A partir de allí, se sucedieron numerosos nuevos avistamientos, y también desmentidas. El nuevo planeta era muy difícil de ver y confirmar, y casi todas las informaciones provenían de astrónomos aficionados. Eso no impidió que muchos medios prestigiosos, como el New York Times, dieran su existencia como algo totalmente confirmado.
Lo cierto es que Urbain murió en 1877 y en ese momento, su querido planeta aún no tenía estatus de tal, y su existencia era hipotética.
Así pasó el tiempo y con la llegada del nuevo siglo, Vulcano se seguía afirmando con cada vez más avistajes de aficionados y ninguna prueba contundente, hasta que en 1905 llegó un hasta entonces ignoto físico alemán, don Albert Einstein con su teoría de la relatividad, y comenzó a poner en duda todo el andamiaje que pacientemente había construido Newton y quienes le siguieron.
Ese primer enunciado de la teoría de Einstein se denomina hoy de la Relatividad Especial o Restringida, porque no tiene en cuenta la fuerza gravitatoria, pero ya plantea que la variable tiempo no es una constante inamovible, sino que es una variable capaz de actuar junto al espacio estirándose, curvándose y amoldándose al observador y su circunstancia.
Y sucedió lo inevitable: cuando la teoría de Einstein comenzó a revolucionar la física, produjo cambios en todos sus ámbitos, y así fue que el mismo maestro incorporó la gravedad y sus consecuencias para dictar la que es conocida como Teoría General de la Relatividad. Fue el 15 de noviembre de 1915. Una teoría que explicó que Mercurio no se comportaba extrañamente por la presencia de otro planeta, sino que era el espacio-tiempo de su entorno el que se curvaba por la influencia de la enorme masa del Sol, haciendo que su derrotero no respondiera a las leyes terrestres de Newton.
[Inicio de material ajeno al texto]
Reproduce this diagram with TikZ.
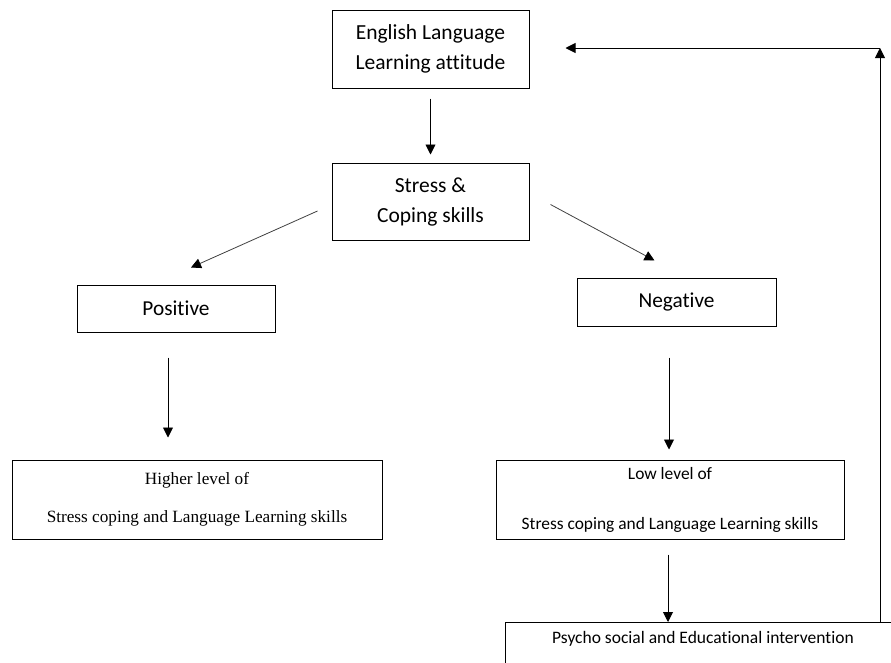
\documentclass[tikz,border=0pt]{standalone}
\usepackage{fontspec}
\setmainfont[Ligatures=NoCommon]{Carlito}
\newfontfamily\timesf{Liberation Serif}
\usetikzlibrary{arrows.meta,calc}
\begin{document}
\begin{tikzpicture}[x=1pt,y=-1pt,
  box/.style={draw,line width=1pt,inner sep=0pt,align=center},
  arr/.style={line width=0.9pt,-{Triangle[length=10pt,width=10pt]}},
  darr/.style={line width=0.8pt,draw=black!75,-{Triangle[length=10pt,width=10pt,color=black]}}]
\useasboundingbox (0,0) rectangle (891,662);
\clip (0,0) rectangle (891,662);
\node[box,minimum width=197,minimum height=78,font=\fontsize{21.5}{30}\selectfont] (eng) at (430.5,49) {English Language\\Learning attitude};
\node[box,minimum width=197,minimum height=77,font=\fontsize{21.5}{30}\selectfont] (stress) at (430.5,201.5) {Stress \&\\Coping skills};
\node[box,minimum width=198,minimum height=47,font=\fontsize{21.3}{22}\selectfont] (pos) at (176,308.5) {Positive};
\node[box,minimum width=199,minimum height=48,font=\fontsize{21.3}{22}\selectfont] (neg) at (676.5,302) {Negative};
\node[box,minimum width=370,minimum height=79,font=\timesf\fontsize{17.2}{38}\selectfont] (high) at (197,499.5) {Higher level of\\Stress coping and Language Learning skills};
\node[box,minimum width=348,minimum height=79,font=\fontsize{17.4}{50}\selectfont] (low) at (670,499.5) {Low level of\\Stress coping and Language Learning skills};
\node[draw,line width=1pt,minimum width=396,minimum height=80,anchor=north] (psy) at (703,622) {};
\node[font=\fontsize{17.5}{18}\selectfont] (psyt) at (703,639) {Psycho social and Educational intervention};
\coordinate (fb) at (880,48);
\draw[arr,shorten <=10pt,shorten >=8pt] (eng.south) -- (eng.south |- stress.north);
\draw[darr] ([shift={(-14,9.5)}]stress.west) -- ([shift={(15,-17)}]pos.north);
\draw[darr] ([shift={(21,3)}]stress.east) -- ([shift={(-22,-17)}]neg.north);
\draw[arr,shorten <=25pt,shorten >=22pt] (pos.south -| 168,0) -- (high.north -| 168,0);
\draw[arr,shorten <=31pt,shorten >=10pt] (neg.south -| 669,0) -- (low.north -| 669,0);
\draw[arr,shorten <=15pt] (low.south -| 668,0) -- (psy.north -| 668,0);
\draw[arr] (psy.north -| fb) -- (fb);
\draw[arr,shorten >=36pt] (fb) -- (eng.east |- fb);
\end{tikzpicture}
\end{document}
Y así, Mercurio ya no necesitó de Vulcano, y no hubo más aficionados buscándolo, a excepción, por supuesto, de los negadores seriales de siempre, que aseguran que todo es una conspiración para esconder la fuente de la sabiduría.
Son los mismos que aseguran la existencia de Nibiru, el décimo planeta, que aparecerá en este o el próximo año, desatará cataclismos y cambiará la civilización para siempre.
Pero eso, con un poco de suerte, será objeto de otra nota.